◆ Exercise
Leave out the pictures and retype only the lines from the opening line to the line that holds "(260,168) rectangle (448,258);", both ends included.

◆ Information provided
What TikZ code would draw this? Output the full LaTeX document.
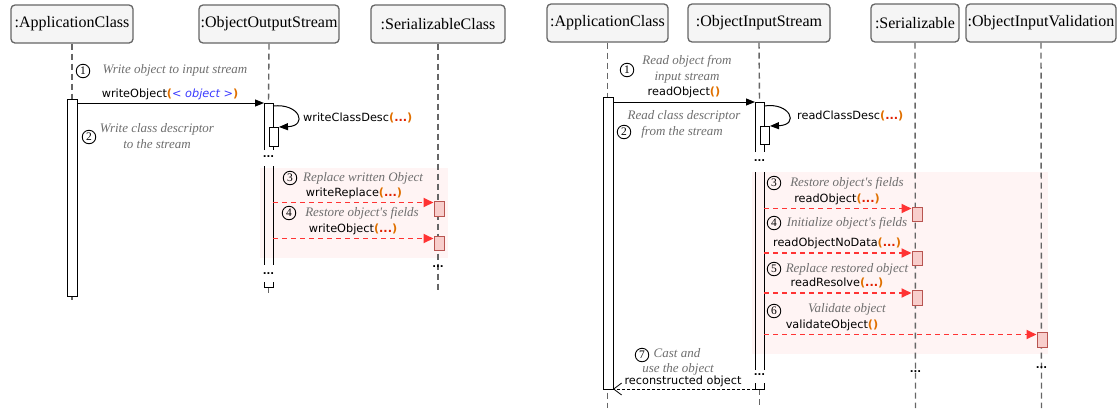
\documentclass[tikz,border=0pt]{standalone}
\usepackage{fontspec}
\setmainfont{Liberation Serif}
\newfontfamily\notefont{Liberation Serif}
\newfontfamily\msgfont{DejaVu Sans}
\usetikzlibrary{arrows.meta}
\definecolor{hdrfill}{HTML}{F5F5F5}
\definecolor{hdrline}{HTML}{666666}
\definecolor{notegray}{HTML}{6E6E6E}
\definecolor{parorange}{HTML}{E07000}
\definecolor{dotred}{HTML}{E02000}
\definecolor{objblue}{HTML}{3838FF}
\definecolor{msgred}{HTML}{FF3333}
\definecolor{boxfill}{HTML}{F8CECC}
\definecolor{boxline}{HTML}{B85450}
\definecolor{pinkbg}{HTML}{FFF4F4}
\newcommand{\myop}{\textcolor{parorange}{\textbf{(}}}
\newcommand{\mycl}{\textcolor{parorange}{\textbf{)}}}
\newcommand{\mydots}{\textcolor{dotred}{\textbf{...}}}
\begin{document}
\begin{tikzpicture}[x=1pt,y=-1pt,
  hdr/.style={draw=hdrline,fill=hdrfill,rounded corners=4pt,line width=1.3pt,
    minimum height=38pt,inner sep=0pt,font=\fontsize{16}{18}\selectfont},
  life/.style={draw=hdrline,line width=1.4pt,dash pattern=on 6pt off 4pt},
  act/.style={draw=black,line width=1pt},
  note/.style={text=notegray,font=\notefont\fontsize{13}{16}\selectfont\itshape,align=center,inner sep=0pt},
  msg/.style={font=\msgfont\fontsize{11.3}{13}\selectfont,inner sep=0pt},
  num/.style={circle,draw=black,line width=0.9pt,inner sep=0pt,minimum size=13.5pt,
    font=\fontsize{11.5}{11.5}\selectfont},
  brk/.style={font=\msgfont\bfseries\fontsize{10}{10}\selectfont,inner sep=0pt},
  call/.style={draw=black,line width=1pt,-{Triangle[length=9pt,width=7pt]}},
  async/.style={draw=msgred,line width=1.8pt,dash pattern=on 5pt off 4pt,
    -{Triangle[length=10pt,width=9pt]},shorten >=0.5pt},
  ret/.style={draw=black,line width=0.8pt,dash pattern=on 3pt off 2pt,
    -{Straight Barb[length=8pt,width=12pt]}},
  rbox/.style={draw=boxline,fill=boxfill,line width=1pt},
  pinkarea/.style={fill=pinkbg}
]
\useasboundingbox (0,0) rectangle (1118,408);

% ================= LEFT DIAGRAM =================
\node[hdr,minimum width=122pt] (hA) at (72,24) {:ApplicationClass};
\node[hdr,minimum width=140pt] (hO) at (269,24) {:ObjectOutputStream};
\node[hdr,minimum width=134pt] (hS) at (438,24) {:SerializableClass};

\fill[pinkarea] (260,168) rectangle (448,258);

% lifelines
\coordinate (lAend) at (72,303);
\coordinate (lOtop) at (268.5,103);
\coordinate (lObot) at (268.5,287);
\coordinate (lOend) at (268.5,295);
\coordinate (lSend) at (438,293);
\draw[life] (hA.south) -- (lAend);
\draw[life] (hO.south) -- (lOtop);
\draw[life] (lObot) -- (lOend);
\draw[life] (hS.south) -- (lSend);

% activation ApplicationClass
\draw[act,fill=white] (67,99) rectangle (77,296);
% activation ObjectOutputStream (segmented)
\fill[white] (264,103) rectangle (273,150);
\draw[act] (264,150) -- (264,103) -- (273,103) -- (273,150);
\node[brk] (bO1) at (268.5,157) {...};
\draw[act] (264,166) -- (264,265);
\draw[act] (273,166) -- (273,265);
\node[brk] (bO2) at (268.5,274) {...};
\draw[act] (264,282) -- (264,287) -- (273,287) -- (273,282);
% nested
\node[act,fill=white,minimum width=9pt,minimum height=19pt,inner sep=0pt,anchor=north west] (nO) at (269,127) {};

% step 1
\node[num] (L1) at (83,71) {1};
\node[note] (L1t) at (175,70) {Write object to input stream};
\node[msg] (L1m) at (170,94) {writeObject\myop{\color{objblue}\itshape<\ object\ >}\mycl};
\coordinate (LaS) at (77,103);
\coordinate (LaE) at (264,103);
\draw[call] (LaS) -- (LaE);
% self call
\coordinate (LsS) at (273,106);
\draw[call] (LsS) .. controls (300,103) and (308,126) .. (nO.north east);
\node[msg,anchor=west] (Lsm) at (303,118) {writeClassDesc\myop\mydots\mycl};
% step 2
\node[num] (L2) at (89,137) {2};
\node[note] (L2t) at (157,136) {Write class descriptor\\to the stream};
% step 3
\node[num] (L3) at (290,178) {3};
\node[note] (L3t) at (363,178) {Replace written Object};
\node[msg] (L3m) at (354,193) {writeReplace\myop\mydots\mycl};
\node[rbox,minimum width=10pt,minimum height=15pt,inner sep=0pt,anchor=north west] (Lb3) at (434,201) {};
\coordinate (L3s) at (273,202.5);
\draw[async] (L3s) -- (L3s -| Lb3.west);
% step 4
\node[num] (L4) at (289,213) {4};
\node[note] (L4t) at (362,213) {Restore object's fields};
\node[msg] (L4m) at (353,229) {writeObject\myop\mydots\mycl};
\node[rbox,minimum width=10pt,minimum height=14pt,inner sep=0pt,anchor=north west] (Lb4) at (434,236) {};
\coordinate (L4s) at (273,238.5);
\draw[async] (L4s) -- (L4s -| Lb4.west);
\node[brk] (bS) at (438,267) {...};

% ================= RIGHT DIAGRAM =================
\node[hdr,minimum width=121pt] (rA) at (607.5,23) {:ApplicationClass};
\node[hdr,minimum width=142pt] (rO) at (759,23) {:ObjectInputStream};
\node[hdr,minimum width=88pt] (rS) at (915,23) {:Serializable};
\node[hdr,minimum width=150pt] (rV) at (1041,23) {:ObjectInputValidation};

\fill[pinkarea] (752,172) rectangle (1048,354);

\coordinate (rAend) at (607.5,408);
\coordinate (rOtop) at (759.5,102);
\coordinate (rObot) at (759.5,389);
\coordinate (rOend) at (759.5,408);
\coordinate (rSend) at (915.5,408);
\coordinate (rVend) at (1041.5,408);
\draw[life] (rA.south) -- (rAend);
\draw[life] (rO.south) -- (rOtop);
\draw[life] (rObot) -- (rOend);
\draw[life] (rS.south) -- (rSend);
\draw[life] (rV.south) -- (rVend);

% activation ApplicationClass
\draw[act,fill=white] (603,97) rectangle (613,389);
% activation ObjectInputStream (segmented)
\fill[white] (755,102) rectangle (764,152);
\draw[act] (755,152) -- (755,102) -- (764,102) -- (764,152);
\node[brk] (rb1) at (759.5,161) {...};
\draw[act] (755,172) -- (755,370);
\draw[act] (764,172) -- (764,370);
\node[brk] (rb2) at (759.5,375) {...};
\draw[act] (755,383) -- (755,389) -- (764,389) -- (764,383);
\node[act,fill=white,minimum width=9pt,minimum height=18pt,inner sep=0pt,anchor=north west] (rn) at (760,126) {};

% step 1
\node[num] (R1) at (627,70) {1};
\node[note] (R1t) at (687,69) {Read object from\\input stream};
\node[msg] (R1m) at (684,92) {readObject\myop\mycl};
\coordinate (RaS) at (613,102);
\coordinate (RaE) at (755,102);
\draw[call] (RaS) -- (RaE);
% self call
\coordinate (RsS) at (764,106);
\draw[call] (RsS) .. controls (790,102) and (800,125) .. (rn.north east);
\node[msg,anchor=west] (Rsm) at (797,116) {readClassDesc\myop\mydots\mycl};
% step 2
\node[note] (R2a) at (684,116) {Read class descriptor};
\node[num] (R2) at (624,132) {2};
\node[note] (R2t) at (682,132) {from the stream};
% step 3
\node[num] (R3) at (774,183) {3};
\node[note] (R3t) at (847,183) {Restore object's fields};
\node[msg] (R3m) at (837,199) {readObject\myop\mydots\mycl};
\node[rbox,minimum width=10pt,minimum height=14pt,inner sep=0pt,anchor=north west] (Rb3) at (912,207) {};
\coordinate (R3s) at (764,208.5);
\draw[async] (R3s) -- (R3s -| Rb3.west);
% step 4
\node[num] (R4) at (774,223) {4};
\node[note] (R4t) at (847,223) {Initialize object's fields};
\node[msg] (R4m) at (837,243) {readObjectNoData\myop\mydots\mycl};
\node[rbox,minimum width=10pt,minimum height=14pt,inner sep=0pt,anchor=north west] (Rb4) at (912,251) {};
\coordinate (R4s) at (764,253);
\draw[async] (R4s) -- (R4s -| Rb4.west);
% step 5
\node[num] (R5) at (774,269) {5};
\node[note] (R5t) at (847,269) {Replace restored object};
\node[msg] (R5m) at (837,283) {readResolve\myop\mydots\mycl};
\node[rbox,minimum width=10pt,minimum height=15pt,inner sep=0pt,anchor=north west] (Rb5) at (912,290) {};
\coordinate (R5s) at (764,293);
\draw[async] (R5s) -- (R5s -| Rb5.west);
% step 6
\node[num] (R6) at (774,311) {6};
\node[note] (R6t) at (847,309) {Validate object};
\node[msg] (R6m) at (832,325) {validateObject\myop\mycl};
\node[rbox,minimum width=10pt,minimum height=15pt,inner sep=0pt,anchor=north west] (Rb6) at (1037,332) {};
\coordinate (R6s) at (764,334.5);
\draw[async] (R6s) -- (R6s -| Rb6.west);
\node[brk] (rbS) at (915.5,372) {...};
\node[brk] (rbV) at (1041.5,368) {...};
% step 7
\node[num] (R7) at (642,355) {7};
\node[note] (R7a) at (677,353) {Cast and};
\node[note] (R7b) at (678,369) {use the object};
\node[msg] (R7m) at (683,381) {reconstructed object};
\coordinate (RrS) at (755,389);
\coordinate (RrE) at (613,389);
\draw[ret] (RrS) -- (RrE);
\end{tikzpicture}
\end{document}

◆ Problem solution
What TikZ code would draw this? Output the full LaTeX document.
\documentclass[tikz,border=0pt]{standalone}
\usepackage{fontspec}
\setmainfont{Liberation Serif}
\newfontfamily\notefont{Liberation Serif}
\newfontfamily\msgfont{DejaVu Sans}
\usetikzlibrary{arrows.meta}
\definecolor{hdrfill}{HTML}{F5F5F5}
\definecolor{hdrline}{HTML}{666666}
\definecolor{notegray}{HTML}{6E6E6E}
\definecolor{parorange}{HTML}{E07000}
\definecolor{dotred}{HTML}{E02000}
\definecolor{objblue}{HTML}{3838FF}
\definecolor{msgred}{HTML}{FF3333}
\definecolor{boxfill}{HTML}{F8CECC}
\definecolor{boxline}{HTML}{B85450}
\definecolor{pinkbg}{HTML}{FFF4F4}
\newcommand{\myop}{\textcolor{parorange}{\textbf{(}}}
\newcommand{\mycl}{\textcolor{parorange}{\textbf{)}}}
\newcommand{\mydots}{\textcolor{dotred}{\textbf{...}}}
\begin{document}
\begin{tikzpicture}[x=1pt,y=-1pt,
  hdr/.style={draw=hdrline,fill=hdrfill,rounded corners=4pt,line width=1.3pt,
    minimum height=38pt,inner sep=0pt,font=\fontsize{16}{18}\selectfont},
  life/.style={draw=hdrline,line width=1.4pt,dash pattern=on 6pt off 4pt},
  act/.style={draw=black,line width=1pt},
  note/.style={text=notegray,font=\notefont\fontsize{13}{16}\selectfont\itshape,align=center,inner sep=0pt},
  msg/.style={font=\msgfont\fontsize{11.3}{13}\selectfont,inner sep=0pt},
  num/.style={circle,draw=black,line width=0.9pt,inner sep=0pt,minimum size=13.5pt,
    font=\fontsize{11.5}{11.5}\selectfont},
  brk/.style={font=\msgfont\bfseries\fontsize{10}{10}\selectfont,inner sep=0pt},
  call/.style={draw=black,line width=1pt,-{Triangle[length=9pt,width=7pt]}},
  async/.style={draw=msgred,line width=1.8pt,dash pattern=on 5pt off 4pt,
    -{Triangle[length=10pt,width=9pt]},shorten >=0.5pt},
  ret/.style={draw=black,line width=0.8pt,dash pattern=on 3pt off 2pt,
    -{Straight Barb[length=8pt,width=12pt]}},
  rbox/.style={draw=boxline,fill=boxfill,line width=1pt},
  pinkarea/.style={fill=pinkbg}
]
\useasboundingbox (0,0) rectangle (1118,408);

% ================= LEFT DIAGRAM =================
\node[hdr,minimum width=122pt] (hA) at (72,24) {:ApplicationClass};
\node[hdr,minimum width=140pt] (hO) at (269,24) {:ObjectOutputStream};
\node[hdr,minimum width=134pt] (hS) at (438,24) {:SerializableClass};

\fill[pinkarea] (260,168) rectangle (448,258);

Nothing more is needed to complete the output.